Aumenta il numero di donne che lasciano il lavoro dopo la maternità, infatti i tassi di occupazione femminile sono più bassi della media Ue, così come le retribuzioni. La parità di genere appare un obiettivo difficile da raggiungere, ma ci sono sempre più imprese che ci provano, a conferma che aiutarle conviene. Negli ultimi mesi, sono molte le aziende ad aver ottenuto il certificato per la parità di genere, che consiste nel misurare la possibilità di crescita per le donne, la parità salariale a parità di mansioni, le politiche di gestione delle differenze di genere e la tutela della maternità. Stando a quanto riportato da Avvenire, questo improvviso aumento di certificazioni può essere riconducibile alla contestuale concessione di contributi alle aziende, in particolare a micro, piccole e medie imprese. Si tratta di una misura del Pnrr a titolarità del Dipartimento per le pari opportunità, che consente di fare richiesta dal 6 dicembre fino al 28 marzo. Ci sono 10 milioni di euro a disposizione, di cui 8 per le Pmi che andranno a coprire i costi della procedura di certificazione, ma pure l’assistenza tecnica e la preparazione a ottenerla.

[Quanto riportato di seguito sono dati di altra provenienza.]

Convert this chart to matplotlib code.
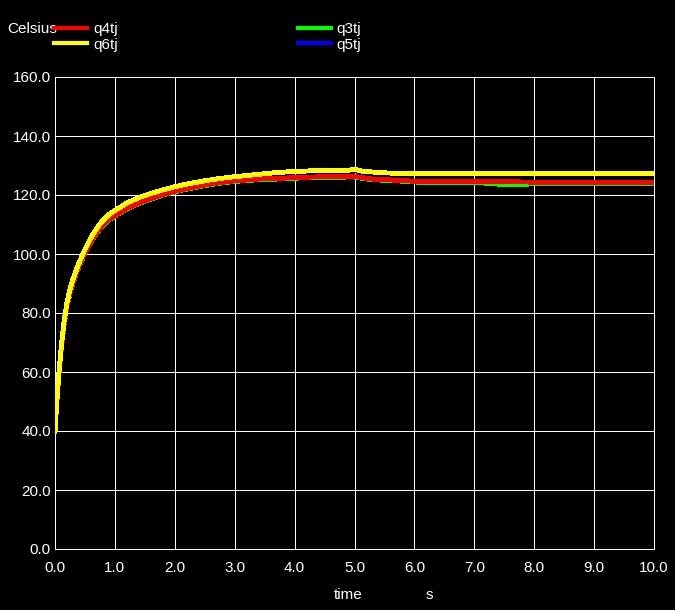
import matplotlib
matplotlib.use("Agg")
import matplotlib.pyplot as plt
from matplotlib.lines import Line2D

plt.rcParams['font.family'] = ['Liberation Sans', 'DejaVu Sans']

time = [0, 0.03, 0.067, 0.1, 0.15, 0.2, 0.25, 0.3, 0.4, 0.5, 0.6, 0.7, 0.8, 0.9,
        1.0, 1.2, 1.4, 1.6, 1.8, 2.0, 2.25, 2.5, 2.75, 3.0, 3.4, 3.7, 4.0, 4.3,
        4.6, 4.9, 5.0, 5.15, 5.3, 5.5, 5.8, 6.1, 7.0, 7.4, 7.9, 8.0, 9.0, 10.0]

q6tj = [40, 50, 60, 67.5, 77, 83.5, 88, 91.5, 97, 101.5, 105.5, 108.8, 111.4, 113.4,
        114.7, 117.3, 119.1, 120.5, 121.7, 122.8, 123.9, 124.8, 125.6, 126.2, 127.0,
        127.6, 128.0, 128.2, 128.3, 128.4, 128.7, 128.0, 127.8, 127.5, 127.3, 127.3,
        127.3, 127.3, 127.3, 127.3, 127.3, 127.3]
q5tj = [40, 49.9, 59.9, 67.4, 76.9, 83.4, 87.9, 91.4, 96.9, 101.4, 105.4, 108.7,
        111.3, 113.3, 114.6, 117.2, 118.9, 120.3, 121.5, 122.6, 123.7, 124.6, 125.4,
        126.0, 126.8, 127.4, 127.8, 128.0, 128.1, 128.2, 128.5, 127.8, 127.6, 127.3,
        127.2, 127.2, 127.2, 127.2, 127.2, 127.2, 127.2, 127.2]
q4tj = [40, 49.5, 59.3, 66.8, 76.2, 82.6, 87.0, 90.5, 96.0, 100.4, 104.3, 107.4,
        109.9, 111.8, 113.0, 115.5, 117.3, 118.8, 120.2, 121.3, 122.4, 123.4, 124.2,
        124.8, 125.4, 125.6, 125.9, 126.1, 126.2, 126.3, 126.3, 125.8, 125.4, 125.2,
        124.9, 124.5, 124.5, 124.5, 124.4, 124.2, 124.2, 124.2]
q3tj = [40, 49.4, 59.2, 66.7, 76.1, 82.4, 86.8, 90.3, 95.8, 100.2, 104.1, 107.2,
        109.7, 111.6, 112.8, 115.3, 117.1, 118.6, 120.0, 121.1, 122.2, 123.2, 124.0,
        124.6, 125.2, 125.4, 125.7, 125.9, 126.0, 126.1, 126.1, 125.6, 125.2, 125.0,
        124.7, 124.3, 124.3, 123.7, 123.7, 124.0, 124.0, 124.0]

xticks = [0, 1, 2, 3, 4, 5, 6, 7, 8, 9, 10]
yticks = [0, 20, 40, 60, 80, 100, 120, 140, 160]

fig = plt.figure(figsize=(6.75, 6.1), dpi=100, facecolor='black')
ax = fig.add_axes([55/675, 1 - 549/610, (654 - 55)/675, (549 - 77)/610])
ax.set_facecolor('black')

lw = 2.8
ax.plot(time, q3tj, color='#00ff00', lw=lw, zorder=3, antialiased=False)
ax.plot(time, q5tj, color='#0000ff', lw=lw, zorder=4, antialiased=False)
ax.plot(time, q4tj, color='#ff0000', lw=lw, zorder=5, antialiased=False)
ax.plot(time, q6tj, color='#ffff00', lw=lw, zorder=6, antialiased=False)

ax.set_xlim(0, 10)
ax.set_ylim(0, 160)
ax.set_xticks(xticks)
ax.set_yticks(yticks)
ax.set_xticklabels([f"{v:.1f}" for v in xticks])
ax.set_yticklabels([f"{v:.1f}" for v in yticks])
ax.tick_params(axis='both', length=0, colors='white', labelsize=11)
ax.tick_params(axis='x', pad=9)
ax.tick_params(axis='y', pad=3)
ax.grid(True, color='white', lw=0.72, antialiased=False)
ax.set_axisbelow(True)
for s in ax.spines.values():
    s.set_color('white')
    s.set_linewidth(0.72)
    s.set_antialiased(False)

fig.text(348/675, 1 - 595/610, 'time', color='white', fontsize=11, ha='center', va='center')
fig.text(429/675, 1 - 595/610, 's', color='white', fontsize=11, ha='center', va='center')
fig.text(7/675, 1 - 29/610, 'Celsius', color='white', fontsize=11, ha='left', va='center')

handles = [Line2D([], [], color='#ff0000', lw=3),
           Line2D([], [], color='#ffff00', lw=3),
           Line2D([], [], color='#00ff00', lw=3),
           Line2D([], [], color='#0000ff', lw=3)]
labels = ['q4tj', 'q6tj', 'q3tj', 'q5tj']
leg = fig.legend(handles, labels, ncol=2, loc='upper left',
                 bbox_to_anchor=(54/675, 1 - 22/610), frameon=False,
                 fontsize=11, handlelength=2.16, handletextpad=0.39,
                 columnspacing=11.8, labelspacing=0.11, borderpad=0,
                 borderaxespad=0)
for t in leg.get_texts():
    t.set_color('white')

fig.savefig('out.png', dpi=100, facecolor='black')
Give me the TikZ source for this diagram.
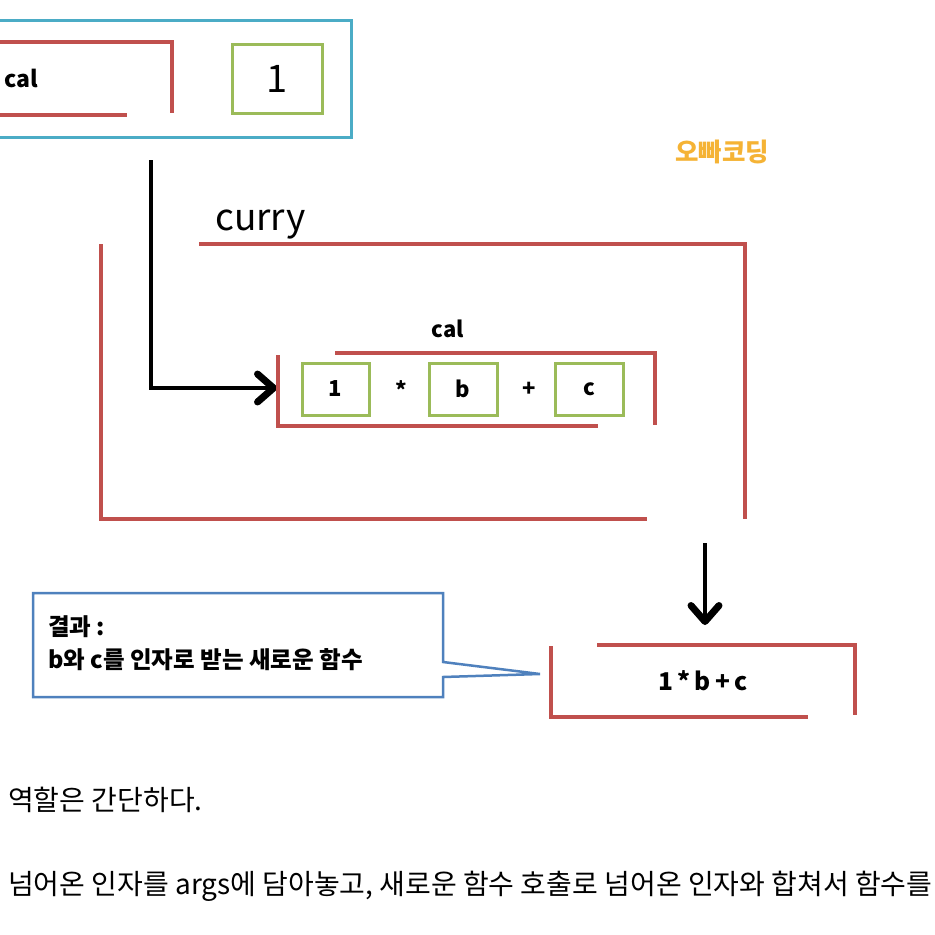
\documentclass[tikz,border=0pt]{standalone}
\usepackage{fontspec}
\setmainfont{Noto Sans CJK KR}
\newfontfamily\kr{Noto Sans CJK KR}
\usetikzlibrary{arrows.meta}
\definecolor{bred}{HTML}{C0504D}
\definecolor{bgreen}{HTML}{9BBB59}
\definecolor{bblue}{HTML}{4BACC6}
\definecolor{cblue}{HTML}{4F81BD}
\definecolor{orng}{HTML}{F5B335}
\tikzset{
  redline/.style={draw=bred, line width=4pt},
  greenbox/.style={draw=bgreen, line width=3pt, minimum width=#1, inner sep=0pt},
  blk/.style={draw=black, line width=4.5pt, -{Straight Barb[length=16pt,width=28pt,line width=7pt,round]}},
  lbl/.style={inner sep=0pt, font=\kr\bfseries\fontsize{22}{26}\selectfont},
}
\begin{document}
\begin{tikzpicture}[x=1pt,y=-1pt]
\useasboundingbox (0,0) rectangle (935,935);
% top blue box
\draw[draw=bblue, line width=3pt] (-5,20) -- (351,20) -- (351,137) -- (-5,137);
\draw[redline] (-5,42) -- (172,42) -- (172,113);
\draw[redline] (-5,115) -- (127,115);
\node[lbl, anchor=west, font=\kr\bfseries\fontsize{23}{26}\selectfont] (caltop) at (4,78) {cal};
\node[greenbox=90pt, minimum height=69pt, font=\kr\fontsize{38}{40}\selectfont] (one) at (277,79) {1};
% arrow 1
\coordinate (a1s) at (151,160);
\coordinate (a1e) at (277,388);
\draw[blk] (a1s) |- (a1e);
% curry
\node[inner sep=0pt, anchor=base west, font=\kr\fontsize{37}{40}\selectfont] (curry) at (215,230) {curry};
\draw[redline] (199,244) -- (745,244) -- (745,519);
\draw[redline] (101,244) -- (101,519) -- (647,519);
% inner cal
\node[lbl] (calin) at (448,329) {cal};
\draw[redline] (335,353) -- (655,353) -- (655,425);
\draw[redline] (278,355) -- (278,426) -- (598,426);
\node[lbl, draw=bgreen, line width=3pt, minimum width=67pt, minimum height=52pt] (b1) at (335.5,389) {1};
\node[lbl] (mul) at (401,390) {*};
\node[lbl, draw=bgreen, line width=3pt, minimum width=68pt, minimum height=52pt] (bb) at (463,389) {b};
\node[lbl] (plus) at (529,389) {+};
\node[lbl, draw=bgreen, line width=3pt, minimum width=68pt, minimum height=52pt] (bc) at (589,389) {c};
% orange
\node[inner sep=0pt, text=orng, font=\kr\bfseries\fontsize{25.5}{28}\selectfont] (brand) at (722,152) {오빠코딩};
% arrow 2
\coordinate (a2s) at (705,543);
\coordinate (a2e) at (705,625);
\draw[blk] (a2s) -- (a2e);
% result bracket
\draw[redline] (597,645) -- (855,645) -- (855,715);
\draw[redline] (551,646) -- (551,717) -- (808,717);
\node[lbl, font=\kr\bfseries\fontsize{24.5}{27}\selectfont] (res) at (703,681) {1\,*\,b\,+\,c};
% callout
\draw[draw=cblue, line width=2.5pt, fill=white, line join=miter]
  (33,593) -- (443,593) -- (443,662) -- (540,674) -- (443,677) -- (443,697) -- (33,697) -- cycle;
\node[inner sep=0pt, anchor=west, font=\kr\bfseries\fontsize{23.5}{26}\selectfont] (c1) at (48,627) {결과 :};
\node[inner sep=0pt, anchor=west, font=\kr\bfseries\fontsize{23.5}{26}\selectfont] (c2) at (48,660) {b와 c를 인자로 받는 새로운 함수};
% bottom text
\node[inner sep=0pt, anchor=west, font=\kr\fontsize{28}{30}\selectfont] (t1) at (8,800) {역할은 간단하다.};
\node[inner sep=0pt, anchor=west, font=\kr\fontsize{28}{30}\selectfont] (t2) at (8,886) {넘어온 인자를 args에 담아놓고, 새로운 함수 호출로 넘어온 인자와 합쳐서 함수를};
\end{tikzpicture}
\end{document}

La parità di genere è stata introdotta nel nostro ordinamento giuridico con la legge Gribaudo. Quindi dall’1 gennaio 2022 le imprese hanno potuto dotarsi del certificato che attesta le misure adottate dal datore di lavoro per ridurre il divario di genere nell’azienda. Questo impegno, presente nell’agenda Onu 2030 per lo sviluppo sostenibile, è un obiettivo europeo, inserito nel Pnrr italiano, che tramite un piano di attuazione prevede l’obbligo minimo di una relazione biennale sulla situazione aziendale in tema di parità di genere. A ciò si aggiunge il certificato per la parità di genere. Non è obbligatorio, ma offre l’accesso a diversi incentivi, come uno sgravio sui contributi che l’azienda versa a favore dei lavoratori. Infatti, è previsto un meccanismo di premialità: il vantaggio contributivo è dell’1%, oltre alla possibilità di ottenere un punteggio migliore in bandi per finanziamenti e appalti. Pertanto, le aziende hanno anche ragioni economiche per promuovere la parità di genere.
COME FUNZIONA IL CERTIFICATO PER LA PARITÀ DI GENERE
«Ogni azienda può richiedere la certificazione della parità di genere: verranno presi in considerazione per l’analisi diversi parametri, detti Kpi, in relazione a sei aree di valutazione: partendo da come sono scritti gli annunci di lavoro affinché non siano discriminatori e dal processo di selezione, passando all’aspetto retributivo per genere e alle politiche di welfare, in particolare quelle per la famiglia, e anche l’equa distribuzione tra i sessi nelle posizioni manageriali e direzionali», spiega Luca Furfaro, esperto di politiche del lavoro e welfare, all’Avvenire.
Le aree di valutazione sono: cultura e strategia, governance, processi human resources, equità remunerativa, opportunità di crescita e inclusione e infine, genitorialità e conciliazione vita-lavoro. «A ogni parametro è associato un punteggio e la loro misurazione deve raggiungere un minimo complessivo del 60%», aggiunge l’esperto. La certificazione ha validità triennale ed è monitorata ogni anno. Infatti, si possono verificare casi in cui l’azienda ottiene il certificato con alcune lacune, quindi vengono forniti correttivi per colmarle.
IL GAP UOMO-DONNA
I numeri, del resto, fotografano chiaramente la situazione. Le dimissioni delle mamme dal proprio impiego nei primi tre anni di vita del figlio sono state 61.391 nel 2022, con un aumento di oltre il 17% rispetto all’anno prima. Un fenomeno che, stando agli ultimi dati dell’Ispettorato nazionale del lavoro, riguarda nel 72% dei casi le donne che in 44mila hanno rinunciato al lavoro alla nascita del primo figlio. Anche il rapporto Inapp conferma il costante divario strutturale che riguarda l’occupazione femminile inferiore per quantità (solo il 40%), per ore lavorate, per tipologia di contratto e per compenso salariale.
Avvenire cita un dato in particolare: solo nel 2022 il 58,5% delle assunzioni agevolate delle donne è stato con un orario part-time contro il 32,2% degli uomini. In totale, le nuove assunzioni lo scorso anno hanno riguardato solo per il 46% lavoratrici donne. Con 68,2 punti su 100 il nostro Paese è al 13° posto tra i Paesi dell’Unione europea nell’indice calcolato sull’uguaglianza di genere. L’obiettivo è di contribuire a incrementare di 5 punti questa classifica elaborata dall’Istituto europeo per l’uguaglianza di genere (Eige), entro il 2026.